Cold Heart Mother

Anne, Catherine, Dave… you should probably skip this one.

Just got out of therapy. Some important stuff came up.

I think that my siblings and I are very much products of how our mother raised us, and as a result we are all very bright…. but we don’t know how to express emotion.

We could only express ourselves intellectually. And no big surprise, we all ended up struggling with depression and/or anxiety. Deep down, we all knew that expressing negative emotions would upset our mother, and because she raised us, it would upset the other siblings too. We had one primary example of expression unbridled emotion in our household, and that was Dad.

And he was a heck of a counterexample.

Contrasted to that was our very sweet mother who stimulated our minds marvelously, and of course, we wanted to please her, so we became her students. Her eager, shining students.

But I am pretty sure your mother is supposed to be more than a teacher to her kids.

And then there’s the fact that we all instinctively protect her. That’s the deep and unquestionable rule of the Bertrand kids. We all protect Mom without question or hesitation. My mother is shy and sensitive (like me) and so we all protect her from the harshness of the world because we love her. Even as I type this, the very thought of doing anything that might hurt or upset her makes me feel like I want to faint. That is something you simply Do Not Do.

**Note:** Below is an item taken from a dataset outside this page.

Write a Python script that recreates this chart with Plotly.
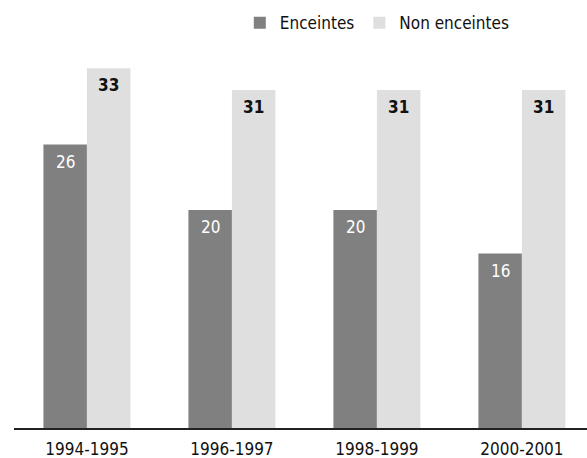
import plotly.graph_objects as go

categories = ["1994-1995", "1996-1997", "1998-1999", "2000-2001"]
enceintes = [26, 20, 20, 16]
non_enceintes = [33, 31, 31, 31]
series_names = ["Enceintes", "Non enceintes"]

FONT = "DejaVu Sans Condensed, Liberation Sans Narrow, sans-serif"
DARK = "#808080"
LIGHT = "#dfdfdf"

fig = go.Figure()
fig.add_trace(go.Bar(x=categories, y=enceintes, name=series_names[0],
                     marker=dict(color=DARK, line=dict(width=0))))
fig.add_trace(go.Bar(x=categories, y=non_enceintes, name=series_names[1],
                     marker=dict(color=LIGHT, line=dict(width=0))))

bar_px = 43.5
for i, c in enumerate(categories):
    fig.add_annotation(x=c, y=enceintes[i], text=str(enceintes[i]), showarrow=False,
                       xshift=-bar_px / 2, yshift=-17, yanchor="middle",
                       font=dict(family=FONT, size=17, color="white"))
    fig.add_annotation(x=c, y=non_enceintes[i], text="<b>%d</b>" % non_enceintes[i], showarrow=False,
                       xshift=bar_px / 2, yshift=-17, yanchor="middle",
                       font=dict(family=FONT, size=17, color="#111111"))

fig.update_layout(
    width=587, height=458,
    margin=dict(l=14, r=0, t=60, b=30, autoexpand=False),
    paper_bgcolor="white", plot_bgcolor="white",
    barmode="group", bargap=0.4, bargroupgap=0,
    font=dict(family=FONT, size=17, color="#111111"),
    showlegend=True,
    legend=dict(orientation="h", x=0.874, xanchor="right", y=1.10, yanchor="middle",
                font=dict(family=FONT, size=17, color="#111111"),
                itemwidth=30, tracegroupgap=0, bgcolor="rgba(0,0,0,0)"),
    xaxis=dict(range=[-0.503, 3.449], showgrid=False, zeroline=False, automargin=False,
               showline=True, linecolor="#222222", linewidth=1.5,
               ticks="", ticklabelstandoff=5,
               tickfont=dict(family=FONT, size=17, color="#111111")),
    yaxis=dict(range=[0, 33.76], visible=False, showgrid=False, zeroline=False, automargin=False),
)

fig.write_html("out.html")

But who do you go to when you are hurt when you can’t bring that to your mother for fear of hurting her? Being strong for your kids is part of parenting. Giving them a safe place where they can be vulnerable, where they can get their boo-boos kissed and their egos soothed is a vital part of parenting, and I don’t think any of us got that from either parent.

At least, not past a certain point. Possibly the point where Mom went back to work, I don’t know. I can remember my mom being there when I hurt myself when I was a wee little preschooler. I was a clumsy little thing with poor vision and an excess of enthusiasm… a deadly combo. And I remember running to her with my cuts and bruises,and getting comfort and nurturing then.

But at some point, that changed. She was simply not there for me. The others are older than me, and so maybe they got their nurturing (and guidance, and scolding) before she became emotionally drained, but at some point, the light went off, and I didn’t know how to find my way home any more.

I guess it takes a lot of things going your way for you to end up any mentally healthier than your parents.

And I was not equipped to make friends. So much of my life’s problems begin with that. I never learned to truly get along with others. I never learned to fit in. I never got the proper socialization. Where would I have gotten in? I had no friends at school or at home. My siblings and I were in different universes. At no point did I have a chance to learn proper social integration at a level larger than a family.

As a result, I was socially isolated. Granted, my intelligence played a part in that too. I wasn’t exactly into what the other kids my age were doing. I was a very strange child.

But I think if I had gone to kindergarten, I might have had a chance of learning to get along somehow anyway. I would at least learned than changing yourself to fit in with the group is not the world thing in the world. There is more to life than integrity.

And that is another thing therapy got me thinking about : integrity. What is integrity, anyhow? I think a workable definition of integrity would be that it is the internal strength and cohesion of one’s psyche. We maintain our integrity because we don’t want to weaken that structure. We don’t want that kind of pain.

Now for people with a normal level of social integration, a lot of that structural integrity comes from the social fabric in which they live. From the outside, this seems like maybe a bad idea, but they are the ones with healthy fulfilling lives, so it must work for the vast majority of humanity.

But if you are outside the social fabric, socially isolated, that’s not an option. Integrity is all you have. So you end up very heavily invested in your personal integrity and unwilling to compromise it for any reason, no matter what.

You might even end up feeling like you’re barely keeping your guts in with both hands.

That’s why people like me end up in such a bad state, and why we are so unwilling to let our identities become subsumed in a larger one.

To us, that is death, or damn close to it. it requires a level of trust that is hard to calculate. You’d have to trust that if you let go of some of that personal integrity, the mysterious and frightening force that keeps social integration going will pick up the slack and keep your insides inside.

That is why, I think, a lot of nerds become incredibly invested in a particular nerdly subculture. That subculture is the very first place where they feel that sense of security that comes from being part of a social group, and that is like ice cold water for someone wandering in the desert of social isolation.

So they, in their various ways, worship their social savior. Maybe that worship fastens itself to a figurehead, like George Lucas, Joss Whedon, or Gene Roddenberry. But make no mistake, what is truly being worshiped is the thing which pierced their social isolation and brought light and warmth to their lives.

Myself…. I am still looking.

I will talk to you nice people again tomorrow.